* Stored data *

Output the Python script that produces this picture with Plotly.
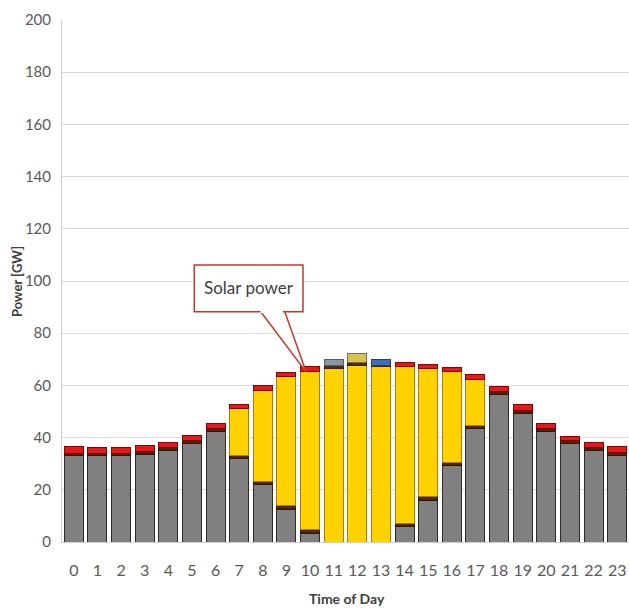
import plotly.graph_objects as go

hours = list(range(24))
tick_labels = [str(h) for h in hours]

# Stacked segments (GW), bottom to top
other_power = [33, 33, 33, 33.7, 35.2, 37.8, 42.5, 32, 22, 12.5, 3.3, 0, 0, 0,
               5.9, 16, 29.2, 43.3, 56.6, 49.3, 42.3, 37.8, 35.2, 33.3]
dark_band = [1.0, 1.0, 1.0, 1.0, 1.0, 1.0, 1.0, 1.3, 1.3, 1.3, 1.3, 0, 0, 0,
             1.3, 1.3, 1.3, 1.3, 1.0, 1.0, 1.0, 1.0, 1.0, 1.0]
solar_power = [0, 0, 0, 0, 0, 0, 0, 17.9, 34.9, 49.8, 60.9, 66.3, 67.5, 67.2,
               60.0, 49.2, 34.8, 17.7, 0, 0, 0, 0, 0, 0]
upper_band = [0] * 11 + [1.3, 1.3, 0.6] + [0] * 10
top_segment = [2.5, 2.3, 2.3, 2.3, 2.0, 2.0, 2.0, 1.5, 1.6, 1.3, 1.7, 2.5, 3.5, 2.0,
               1.5, 1.7, 1.5, 1.7, 2.0, 2.2, 2.1, 1.8, 1.8, 2.2]

annotation_text = "Solar power"
x_title = "Time of Day"
y_title = "Power [GW]"


def nz(vals):
    return [v if v else None for v in vals]


top_colors = ["#e31a1c"] * 24
top_colors[11] = "#8a96a3"
top_colors[12] = "#d9c24e"
top_colors[13] = "#3f6db5"
top_lines = ["#8b0000"] * 24
top_lines[11] = "#5a5f66"
top_lines[12] = "#6f6f55"
top_lines[13] = "#2a3f70"

upper_colors = ["#4a2f12"] * 24
upper_colors[13] = "#d2401a"

fig = go.Figure()
fig.add_bar(x=hours, y=nz(other_power), marker=dict(color="#808080", line=dict(color="#2b2b2b", width=1)))
fig.add_bar(x=hours, y=nz(dark_band), marker=dict(color="#4a2612", line=dict(color="#2b1a0a", width=1)))
fig.add_bar(x=hours, y=nz(solar_power), marker=dict(color="#ffd200", line=dict(color="#b07c00", width=1)))
fig.add_bar(x=hours, y=nz(upper_band), marker=dict(color=upper_colors, line=dict(color="#3a2008", width=1)))
fig.add_bar(x=hours, y=nz(top_segment), marker=dict(color=top_colors, line=dict(color=top_lines, width=1)))

font_family = "Lato, Open Sans, sans-serif"

# Callout box + pointer for the annotation
red = "#c0392b"
fig.add_shape(type="path", xref="x", yref="y",
              path="M 7.85 89 L 9.83 65.2 L 8.9 89 Z",
              line=dict(color=red, width=1.5), fillcolor="white", layer="above")
fig.add_shape(type="rect", xref="x", yref="y", x0=5.1, x1=9.7, y0=88.2, y1=106.1,
              line=dict(color=red, width=1.5), fillcolor="white", layer="above")
fig.add_shape(type="line", xref="x", yref="y", x0=7.9, x1=8.85, y0=88.2, y1=88.2,
              line=dict(color="white", width=2.5), layer="above")
fig.add_annotation(x=7.4, y=97.4, xref="x", yref="y", text=annotation_text, showarrow=False,
                   font=dict(family=font_family, size=17, color="#404040"))

# Axis titles
fig.add_annotation(x=0.503, y=-0.109, xref="paper", yref="paper", text="<b>" + x_title + "</b>",
                   xanchor="center", yanchor="middle",
                   showarrow=False, font=dict(family=font_family, size=14, color="#404040"))
fig.add_annotation(x=-0.0794, y=0.5, xref="paper", yref="paper", text="<b>" + y_title + "</b>",
                   xanchor="center", yanchor="middle",
                   textangle=-90, showarrow=False, font=dict(family=font_family, size=13, color="#404040"))

fig.update_layout(
    width=629, height=610,
    barmode="stack", bargap=0.2,
    showlegend=False,
    plot_bgcolor="white", paper_bgcolor="white",
    margin=dict(l=62, r=0, t=20, b=68),
    font=dict(family=font_family, color="#595959"),
)
fig.update_xaxes(range=[-0.5, 23.5], tickmode="array", tickvals=hours, ticktext=tick_labels,
                 showgrid=False, showline=True, linecolor="#d0d0d0", linewidth=1, automargin=False,
                 ticks="", ticklabelstandoff=14, tickfont=dict(size=16, color="#595959"))
fig.update_yaxes(range=[0, 200], dtick=20, showgrid=True, gridcolor="#dcdcdc", gridwidth=1,
                 showline=True, linecolor="#d0d0d0", linewidth=1, zeroline=False, automargin=False,
                 ticks="", ticklabelstandoff=7, tickfont=dict(size=15, color="#595959"))

# remove the page's default body margin so the figure fills the 629x610 window exactly
fig.write_html("out.html", config={"displayModeBar": False},
               post_script="document.body.style.margin='0';document.body.style.overflow='hidden';")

* Aim *
Leave out the pictures and repeat exactly the lines from the start of the material through the line that contains "return [v if v else None for v in vals]", both included.

* Answer to this problem *
Output the Python script that produces this picture with Plotly.
import plotly.graph_objects as go

hours = list(range(24))
tick_labels = [str(h) for h in hours]

# Stacked segments (GW), bottom to top
other_power = [33, 33, 33, 33.7, 35.2, 37.8, 42.5, 32, 22, 12.5, 3.3, 0, 0, 0,
               5.9, 16, 29.2, 43.3, 56.6, 49.3, 42.3, 37.8, 35.2, 33.3]
dark_band = [1.0, 1.0, 1.0, 1.0, 1.0, 1.0, 1.0, 1.3, 1.3, 1.3, 1.3, 0, 0, 0,
             1.3, 1.3, 1.3, 1.3, 1.0, 1.0, 1.0, 1.0, 1.0, 1.0]
solar_power = [0, 0, 0, 0, 0, 0, 0, 17.9, 34.9, 49.8, 60.9, 66.3, 67.5, 67.2,
               60.0, 49.2, 34.8, 17.7, 0, 0, 0, 0, 0, 0]
upper_band = [0] * 11 + [1.3, 1.3, 0.6] + [0] * 10
top_segment = [2.5, 2.3, 2.3, 2.3, 2.0, 2.0, 2.0, 1.5, 1.6, 1.3, 1.7, 2.5, 3.5, 2.0,
               1.5, 1.7, 1.5, 1.7, 2.0, 2.2, 2.1, 1.8, 1.8, 2.2]

annotation_text = "Solar power"
x_title = "Time of Day"
y_title = "Power [GW]"


def nz(vals):
    return [v if v else None for v in vals]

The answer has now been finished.